Ed eccolo così affrontarne, alla fine, le metaforiche rade deserte – novello Mosé inseguito dall'Egitto del suo lacerato passato –  sino ad approdare alle rive di un proprio intimo Mar Rosso, di là da cui c'è la personale Terra Promessa.
Perché quel mare è invero specchio d'acque che riflette appunto ciò che ognuno è, desidera e vuole, portando a galla quanto si nasconde nelle profondità. È flusso molteplice di correnti che racchiude tutte le scelte e possibilità che ciascun individuo è e soprattutto può essere oppure surfare, in raccordo ondoso e danzante con gli altri, il mondo e la vita.
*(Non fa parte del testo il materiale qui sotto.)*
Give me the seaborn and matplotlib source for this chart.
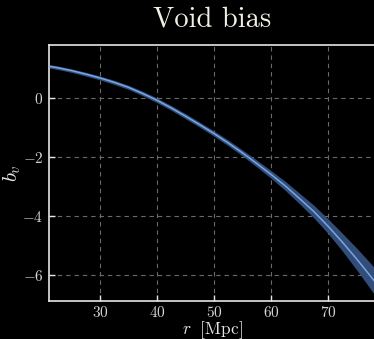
import matplotlib
matplotlib.use("Agg")
import matplotlib.pyplot as plt
import numpy as np
import pandas as pd
import seaborn as sns

# Void bias profile b_v(r) with its 1-sigma band
radius = [21, 22.5, 25, 27.5, 30, 32.5, 35, 37.5, 40, 42.5, 45, 47.5, 50,
          52.5, 55, 57.5, 60, 62.5, 65, 67.5, 70, 72.5, 75, 77.5, 80]
bias = [1.08, 1.03, 0.93, 0.81, 0.68, 0.53, 0.36, 0.15, -0.08, -0.34, -0.62, -0.91, -1.21,
        -1.53, -1.87, -2.23, -2.60, -2.99, -3.42, -3.86, -4.36, -4.90, -5.47, -6.07, -6.70]
bias_err = [0.06, 0.06, 0.06, 0.065, 0.065, 0.07, 0.07, 0.075, 0.08, 0.08, 0.085, 0.085, 0.09,
            0.095, 0.10, 0.115, 0.13, 0.155, 0.18, 0.215, 0.25, 0.30, 0.37, 0.44, 0.50]

x_ticks = [30, 40, 50, 60, 70]
y_ticks = [0, -2, -4, -6]

df = pd.DataFrame({"r": radius, "b": bias, "err": bias_err})

sns.set_theme(style="darkgrid", rc={
    "figure.facecolor": "black",
    "axes.facecolor": "black",
    "axes.edgecolor": "#e6e6e6",
    "axes.linewidth": 1.2,
    "grid.color": "#6a6a6a",
    "grid.linestyle": (0, (4, 3.5)),
    "grid.linewidth": 0.8,
    "xtick.color": "#e6e6e6",
    "ytick.color": "#e6e6e6",
    "xtick.direction": "in",
    "ytick.direction": "in",
    "xtick.major.size": 4,
    "ytick.major.size": 4,
    "xtick.major.width": 1.0,
    "ytick.major.width": 1.0,
    "xtick.bottom": True,
    "ytick.left": True,
    "text.color": "#f2f0e4",
    "axes.labelcolor": "#e6e6e6",
    "mathtext.fontset": "cm",
})
plt.rcParams["font.family"] = ["cmr10", "DejaVu Serif"]

fig = plt.figure(figsize=(3.74, 3.39), dpi=100)
ax = fig.add_axes([49 / 374, 1 - 301 / 339, 327 / 374, 256 / 339])

ax.fill_between(df["r"], df["b"] - df["err"], df["b"] + df["err"],
                color="#34527f", alpha=0.95, linewidth=0, zorder=2)
sns.lineplot(data=df, x="r", y="b", ax=ax, color="#78a6e6", linewidth=1.1, zorder=3)

ax.set_xlim(21.05, 78.4)
ax.set_ylim(-6.9, 1.8)
ax.set_xticks(x_ticks)
ax.set_yticks(y_ticks)
ax.set_xticklabels([f"${v}$" for v in x_ticks], fontsize=11, color="#d4d4d4")
ax.set_yticklabels([f"${v}$" for v in y_ticks], fontsize=11, color="#d4d4d4")
ax.tick_params(axis="x", pad=2.8)
ax.tick_params(axis="y", pad=4)
ax.grid(True, zorder=1)
ax.set_axisbelow(True)
for side in ["top", "bottom", "left", "right"]:
    ax.spines[side].set_visible(True)
    ax.spines[side].set_color("#e6e6e6")

ax.set_xlabel(r"$r\ \ [\mathrm{Mpc}]$", fontsize=12.5, labelpad=-0.3, color="#e6e6e6")
ax.set_ylabel(r"$b_v$", fontsize=15, color="#e6e6e6")
ax.yaxis.set_label_coords(-0.08, 0.5)
ax.set_title("Void bias", fontsize=20.5, pad=13, color="#f2f0e4")

fig.savefig("out.png", dpi=100, facecolor="black")
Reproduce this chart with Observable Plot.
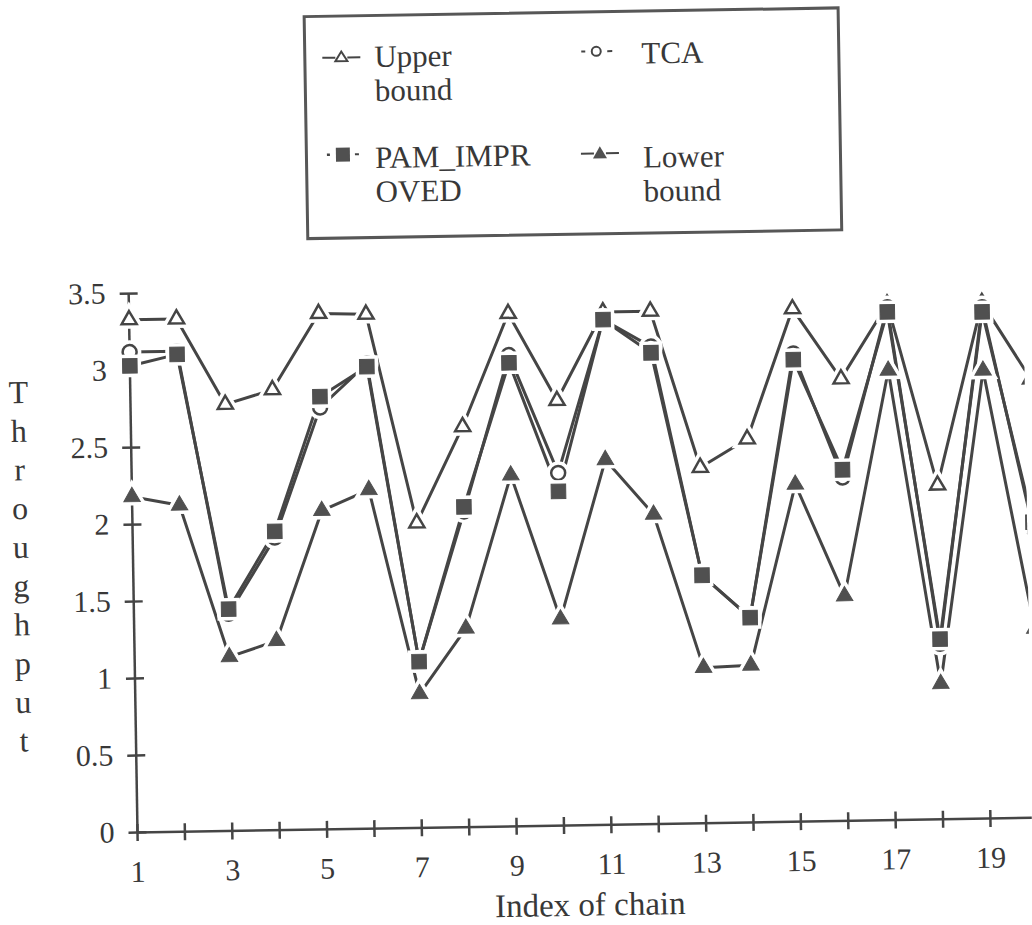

Del resto, in ogni frame di questa "opera di genio" vi spira l'anima delle pagine sacre della Bibbia: però in quanto libro sapienziale e non astrattamente religioso; codice simbolico da interpretare e quindi sistema di connessione capace di comunicare in maniera immediata con la sfera spirituale – abissale/vertiginosa – dell'individuo. Battendo dunque in breccia rigidità e contingentamenti della ragione per affidarsi, invece, all'onda limpida dell'autenticità: che è scoperta stupita dell'emozione di ritrovarsi nella grazia di ciò che si è e non si è ancora mai stati, ma che in qualunque istante si può scegliere di voler essere. Abbracciandone il bagliore tenue che lo rivela nella tenebra del mero esistere.